• [TASK BRIEF]: Return every line of the data below that includes the string "chart".

• [RECORDS FOR THIS TASK]:
# # # # # # #

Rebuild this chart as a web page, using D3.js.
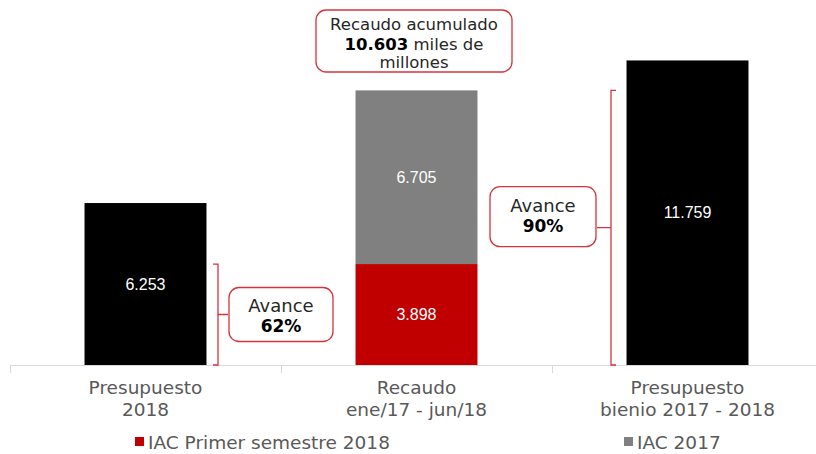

# # # # # # #

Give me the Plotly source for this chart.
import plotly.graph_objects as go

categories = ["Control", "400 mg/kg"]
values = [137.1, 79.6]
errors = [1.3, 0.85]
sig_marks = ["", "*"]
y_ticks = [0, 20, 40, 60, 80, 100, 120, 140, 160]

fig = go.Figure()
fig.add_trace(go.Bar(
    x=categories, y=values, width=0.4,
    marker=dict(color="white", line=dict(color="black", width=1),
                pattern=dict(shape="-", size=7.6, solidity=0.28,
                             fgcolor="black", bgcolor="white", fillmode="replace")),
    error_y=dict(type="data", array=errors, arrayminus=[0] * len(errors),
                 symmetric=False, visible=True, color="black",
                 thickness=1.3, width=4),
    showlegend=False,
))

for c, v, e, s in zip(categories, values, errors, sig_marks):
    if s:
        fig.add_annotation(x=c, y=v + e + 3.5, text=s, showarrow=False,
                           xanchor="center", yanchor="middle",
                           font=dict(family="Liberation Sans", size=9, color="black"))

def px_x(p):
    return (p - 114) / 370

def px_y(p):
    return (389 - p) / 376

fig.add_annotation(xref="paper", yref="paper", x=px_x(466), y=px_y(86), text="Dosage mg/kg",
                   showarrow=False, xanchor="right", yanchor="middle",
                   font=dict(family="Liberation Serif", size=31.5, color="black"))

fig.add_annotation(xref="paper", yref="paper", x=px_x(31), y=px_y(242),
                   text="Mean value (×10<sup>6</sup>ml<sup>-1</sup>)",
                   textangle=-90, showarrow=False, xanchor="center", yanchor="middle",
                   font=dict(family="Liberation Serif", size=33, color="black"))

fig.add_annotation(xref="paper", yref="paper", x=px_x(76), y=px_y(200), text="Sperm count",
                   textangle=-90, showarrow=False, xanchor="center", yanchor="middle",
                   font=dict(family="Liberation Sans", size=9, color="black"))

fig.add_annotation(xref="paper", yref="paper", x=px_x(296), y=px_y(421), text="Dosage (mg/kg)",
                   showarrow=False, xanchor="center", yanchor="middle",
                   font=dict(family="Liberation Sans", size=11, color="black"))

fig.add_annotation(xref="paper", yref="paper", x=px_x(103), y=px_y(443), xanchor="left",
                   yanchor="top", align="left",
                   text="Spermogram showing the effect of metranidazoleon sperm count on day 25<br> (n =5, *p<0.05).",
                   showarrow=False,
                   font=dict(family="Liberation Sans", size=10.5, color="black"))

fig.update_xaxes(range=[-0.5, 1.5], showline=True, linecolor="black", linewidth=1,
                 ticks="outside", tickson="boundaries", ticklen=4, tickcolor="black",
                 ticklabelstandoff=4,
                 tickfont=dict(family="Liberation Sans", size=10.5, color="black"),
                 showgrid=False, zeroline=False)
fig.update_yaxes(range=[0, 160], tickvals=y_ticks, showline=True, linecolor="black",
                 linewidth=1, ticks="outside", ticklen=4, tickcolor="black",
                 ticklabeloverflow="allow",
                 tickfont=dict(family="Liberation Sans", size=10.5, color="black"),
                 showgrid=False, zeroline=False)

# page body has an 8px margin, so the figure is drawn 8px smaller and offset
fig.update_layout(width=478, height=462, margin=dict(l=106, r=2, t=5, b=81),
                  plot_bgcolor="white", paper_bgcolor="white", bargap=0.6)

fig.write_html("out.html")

# # # # # # #

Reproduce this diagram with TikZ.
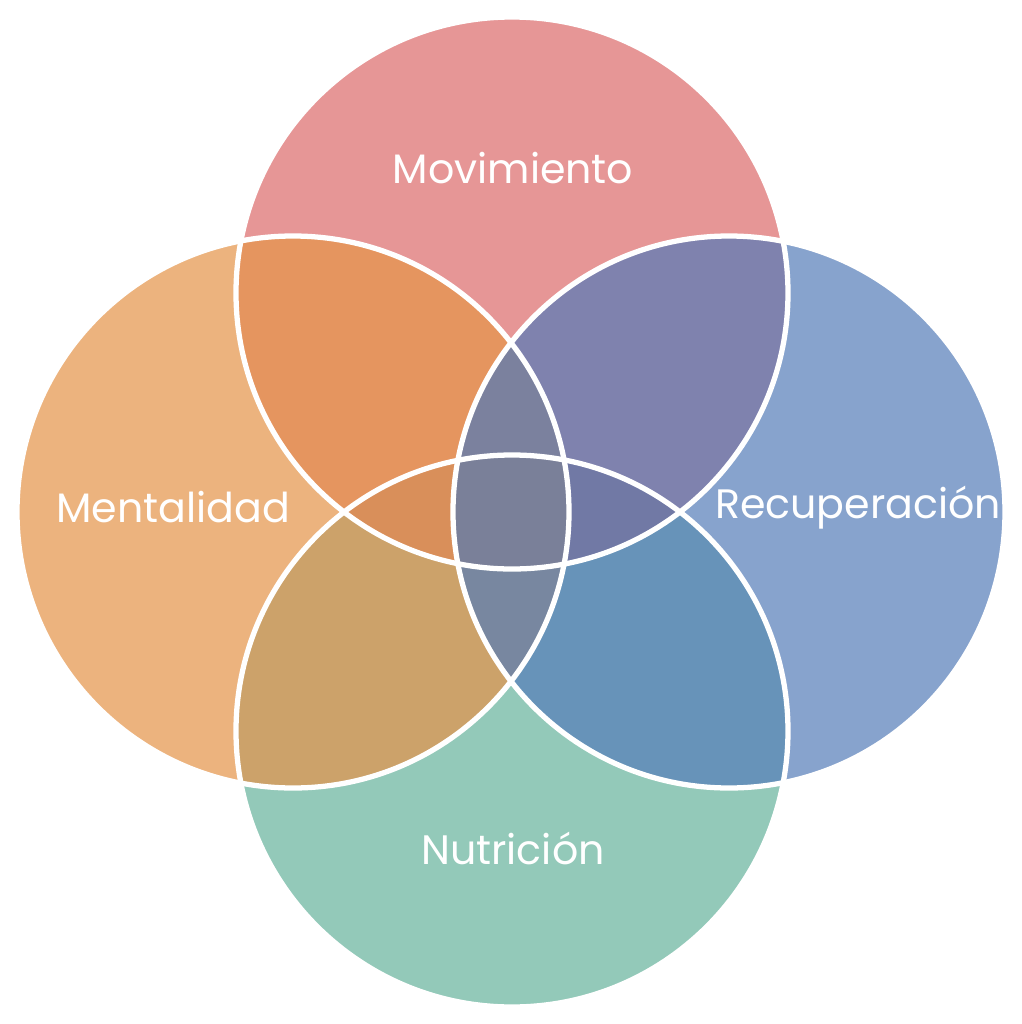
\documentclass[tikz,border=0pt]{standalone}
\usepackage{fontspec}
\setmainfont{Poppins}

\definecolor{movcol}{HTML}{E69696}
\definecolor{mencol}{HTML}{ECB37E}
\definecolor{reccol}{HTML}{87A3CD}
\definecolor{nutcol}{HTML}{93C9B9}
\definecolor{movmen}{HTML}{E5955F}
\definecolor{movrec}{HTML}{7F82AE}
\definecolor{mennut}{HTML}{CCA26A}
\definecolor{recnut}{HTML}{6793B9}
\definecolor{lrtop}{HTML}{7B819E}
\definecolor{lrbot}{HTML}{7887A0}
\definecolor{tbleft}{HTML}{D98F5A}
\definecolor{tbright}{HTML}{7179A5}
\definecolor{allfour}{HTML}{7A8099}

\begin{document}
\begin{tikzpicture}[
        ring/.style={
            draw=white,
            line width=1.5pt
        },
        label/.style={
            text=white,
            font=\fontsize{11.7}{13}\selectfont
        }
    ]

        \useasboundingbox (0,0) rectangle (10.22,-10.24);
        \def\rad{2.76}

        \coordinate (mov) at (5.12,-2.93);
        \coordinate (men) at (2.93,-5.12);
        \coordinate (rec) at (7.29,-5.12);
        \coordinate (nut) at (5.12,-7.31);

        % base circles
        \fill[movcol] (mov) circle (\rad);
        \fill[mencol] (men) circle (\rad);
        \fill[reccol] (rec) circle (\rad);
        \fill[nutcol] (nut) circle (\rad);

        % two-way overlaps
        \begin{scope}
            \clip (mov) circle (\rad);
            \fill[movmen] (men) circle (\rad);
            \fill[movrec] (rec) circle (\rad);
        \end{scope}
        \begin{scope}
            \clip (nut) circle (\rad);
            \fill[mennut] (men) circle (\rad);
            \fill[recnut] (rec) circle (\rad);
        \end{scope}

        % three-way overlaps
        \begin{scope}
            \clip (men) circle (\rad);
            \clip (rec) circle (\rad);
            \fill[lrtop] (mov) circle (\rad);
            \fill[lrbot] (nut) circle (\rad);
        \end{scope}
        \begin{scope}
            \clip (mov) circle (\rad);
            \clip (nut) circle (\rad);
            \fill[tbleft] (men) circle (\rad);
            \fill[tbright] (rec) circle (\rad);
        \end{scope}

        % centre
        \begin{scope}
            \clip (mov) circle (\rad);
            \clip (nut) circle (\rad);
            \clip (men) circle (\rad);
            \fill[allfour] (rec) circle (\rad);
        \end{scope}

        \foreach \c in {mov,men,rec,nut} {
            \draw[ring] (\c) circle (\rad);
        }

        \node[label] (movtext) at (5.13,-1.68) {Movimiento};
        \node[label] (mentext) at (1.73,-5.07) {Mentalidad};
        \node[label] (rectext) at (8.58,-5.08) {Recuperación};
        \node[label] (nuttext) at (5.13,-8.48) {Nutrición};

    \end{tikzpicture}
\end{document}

# # # # # # #

• [WORKED SOLUTION]:
Rebuild this chart as a web page, using D3.js.
Give me the Plotly source for this chart.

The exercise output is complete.